Duquesne Light was one of the dozens of companies founded by inventor George Westinghouse and for its first 75 years of operation (1870s-1940s) was a subsidiary of the holding company known as the "Philadelphia Company". Other such companies also founded by Westinghouse such as the Equitable Gas company and other "Equitable" energy/electronic companies were equal subsidiaries with DQE when it was a subsidiary of the 'Philadelphia Company'.

In 1997, Duquesne and Allegheny Energy agreed to a $4.3 billion merger with headquarters remaining in Hagerstown, Maryland. However DQE backed out of the deal by 1998.
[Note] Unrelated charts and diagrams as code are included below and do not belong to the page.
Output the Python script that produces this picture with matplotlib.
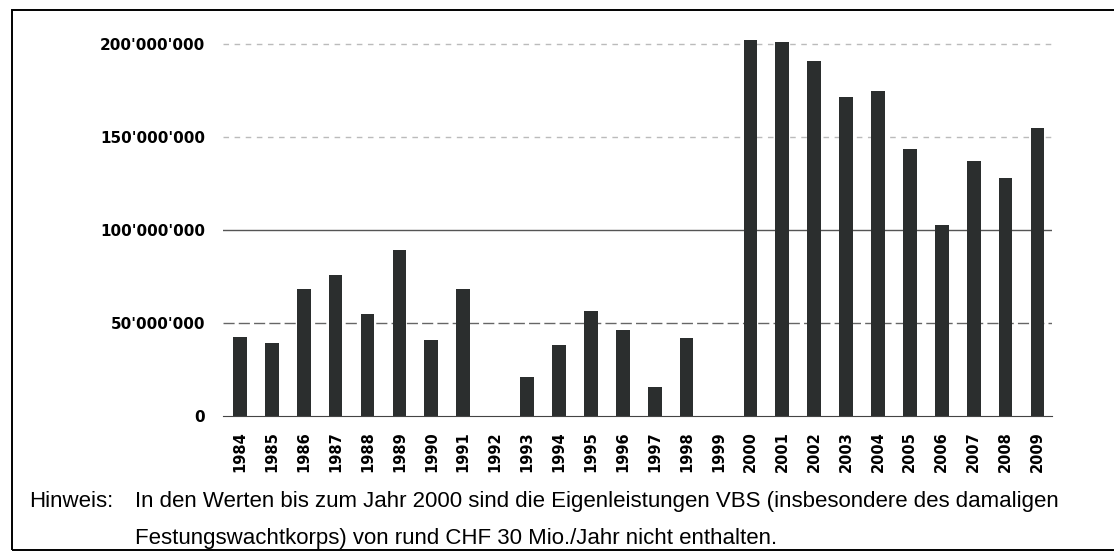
import matplotlib.pyplot as plt
from matplotlib.patches import Rectangle

# Daten (CHF pro Jahr)
jahre = [str(j) for j in range(1984, 2010)]
werte = [42.5e6, 39e6, 68e6, 76e6, 55e6, 89e6, 41e6, 68e6, 0, 21e6,
         38e6, 56.5e6, 46e6, 15.5e6, 42e6, 0, 202e6, 201e6, 191e6, 171.5e6,
         175e6, 143.5e6, 102.5e6, 137e6, 128e6, 155e6]
y_ticks = [0, 50e6, 100e6, 150e6, 200e6]
y_labels = ["0", "50'000'000", "100'000'000", "150'000'000", "200'000'000"]

fig = plt.figure(figsize=(11.14, 5.53), dpi=100)
ax = fig.add_axes([0.2002, 0.248, 0.744, 0.689])

x = list(range(len(jahre)))
ax.bar(x, werte, width=0.43, color="#2b2e2e", zorder=3)

# Gitterlinien
for y, c, ls in [(50e6, "#666666", (0, (8, 3))), (100e6, "#555555", "-"),
                 (150e6, "#bbbbbb", (0, (4, 4))), (200e6, "#bbbbbb", (0, (4, 4)))]:
    ax.axhline(y, color=c, lw=1, ls=ls, zorder=1)

ax.set_xlim(-0.53, 25.45)
ax.set_ylim(0, 205e6)
ax.set_xticks(x)
ax.set_xticklabels(jahre, rotation=90, fontsize=10.5, fontweight="bold")
ax.set_yticks(y_ticks)
ax.set_yticklabels(y_labels, fontsize=11, fontweight="bold")
ax.tick_params(length=0)
ax.tick_params(axis="x", pad=11)
ax.tick_params(axis="y", pad=13)
for s in ["top", "right", "left"]:
    ax.spines[s].set_visible(False)
ax.spines["bottom"].set_color("#444444")
ax.spines["bottom"].set_zorder(4)

# Hinweis
fs = 16
fig.text(0.026, 0.094, "Hinweis:", fontsize=fs, family="Liberation Sans", va="center")
fig.text(0.121, 0.094, "In den Werten bis zum Jahr 2000 sind die Eigenleistungen VBS "
         "(insbesondere des damaligen", fontsize=fs, family="Liberation Sans", va="center")
fig.text(0.121, 0.026, "Festungswachtkorps) von rund CHF 30 Mio./Jahr nicht enthalten.",
         fontsize=fs, family="Liberation Sans", va="center")

# Rahmen (rechts ausserhalb des Bildes)
fig.patches.append(Rectangle((0.011, 0.005), 1.1, 0.977, transform=fig.transFigure,
                             fill=False, edgecolor="black", lw=1.4))

fig.savefig("out.png", dpi=100)
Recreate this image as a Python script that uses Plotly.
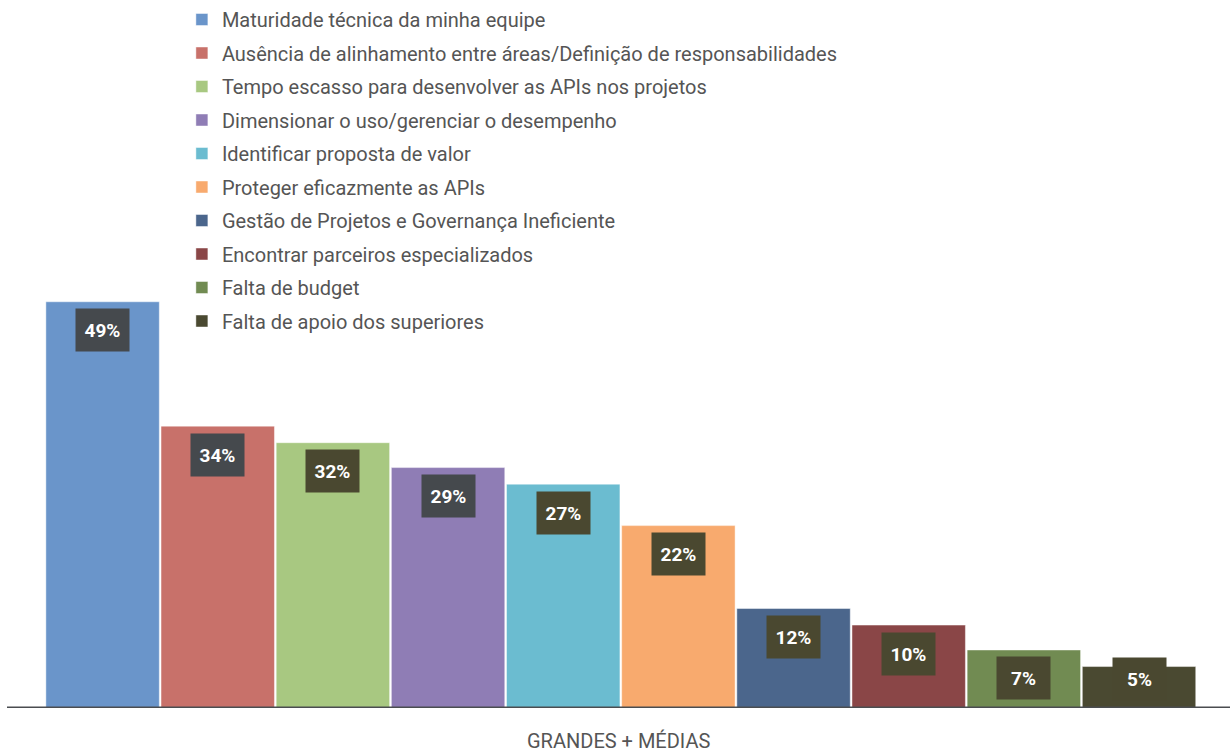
"""Desafios na adoção de APIs - grandes + médias empresas."""
import plotly.graph_objects as go

CATEGORIES = [
    "Maturidade técnica da minha equipe",
    "Ausência de alinhamento entre áreas/Definição de responsabilidades",
    "Tempo escasso para desenvolver as APIs nos projetos",
    "Dimensionar o uso/gerenciar o desempenho",
    "Identificar proposta de valor",
    "Proteger eficazmente as APIs",
    "Gestão de Projetos e Governança Ineficiente",
    "Encontrar parceiros especializados",
    "Falta de budget",
    "Falta de apoio dos superiores",
]
VALUES = [49, 34, 32, 29, 27, 22, 12, 10, 7, 5]
X_LABEL = "GRANDES + MÉDIAS"

# palette
BAR_COLORS = ["#6a95ca", "#c8716a", "#a8c881", "#8f7db5", "#6bbcd0",
              "#f8aa6e", "#4b668c", "#8a4647", "#718b52", "#4a4931"]
GRAY_BOX = "#45494d"
OLIVE_BOX = "#4a4830"
BOX_COLORS = [GRAY_BOX, GRAY_BOX, OLIVE_BOX, GRAY_BOX, OLIVE_BOX,
              OLIVE_BOX, OLIVE_BOX, OLIVE_BOX, OLIVE_BOX, OLIVE_BOX]
TEXT = "#555555"
AXIS = "#4a4d50"
FONT = "Roboto"

Y_MAX = 85.4
PX_PER_UNIT = 708 / Y_MAX

fig = go.Figure()
for i, (cat, val) in enumerate(zip(CATEGORIES, VALUES)):
    fig.add_trace(go.Bar(
        x=[i], y=[val], name=cat, legendgroup=cat,
        marker=dict(color=BAR_COLORS[i], line=dict(color="rgba(255,255,255,0.45)", width=1)),
        width=0.985, hoverinfo="skip"))

# value boxes, sitting just below the bar top (kept above the baseline)
for i, val in enumerate(VALUES):
    y = max(val - 28.5 / PX_PER_UNIT, 29 / PX_PER_UNIT)
    fig.add_annotation(
        x=i, y=y, text=f"<b>{val}%</b>", showarrow=False,
        bgcolor=BOX_COLORS[i], width=53, height=42, borderpad=0,
        font=dict(family=FONT, size=19, color="white"))

# category caption under the baseline
fig.add_annotation(
    x=0.5, y=0, xref="paper", yref="paper", yanchor="middle", yshift=-33,
    text=X_LABEL, showarrow=False,
    font=dict(family=FONT, size=20, color=TEXT))

fig.update_layout(
    width=1230, height=753,
    paper_bgcolor="white", plot_bgcolor="white",
    margin=dict(l=7, r=0, t=0, b=45),
    font=dict(family=FONT, size=20, color=TEXT),
    barmode="overlay",
    showlegend=True,
    legend=dict(x=0.143, y=1.0, xanchor="left", yanchor="top",
                traceorder="grouped", tracegroupgap=4.5,
                font=dict(family=FONT, size=20, color=TEXT),
                bgcolor="rgba(0,0,0,0)", itemclick=False),
    xaxis=dict(range=[-0.83, 9.79], showticklabels=False, showgrid=False,
               zeroline=False, showline=False, ticks=""),
    yaxis=dict(range=[0, Y_MAX], visible=False),
    shapes=[dict(type="line", xref="paper", yref="y", x0=0, x1=1, y0=0, y1=0,
                 line=dict(color=AXIS, width=3))],
)

# drop the page's default body margin so the figure sits at the window origin
fig.write_html("out.html", config={"displayModeBar": False},
               post_script="document.body.style.margin='0';")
In May 2007, Duquesne was acquired by a consortium led by affiliates of the Australian-based Macquarie Group Limited. The consortium consists of several institutional investors which own all of the common equity of parent company, DQE Holdings, LLC. This classifies it as an investor-owned utility. In 2010, GIC Private Limited acquired a 29% stake from original investor DUET Group.

In 2018, Duquesne Light began offering $3,000 rebates for the purchase of electric vehicles in an effort to promote adoption of electric vehicles and increase the number on the road. The company partnered with Nissan North America to execute the program. People in Pennsylvania who purchase electric vehicles, in addition to the rebate, get up to $7,500 in federal tax credits and a $1,750 rebate from the state. In 2019, the company named Steve Malnight as CEO, replacing Rich Riazzi, who had held the post since 2010.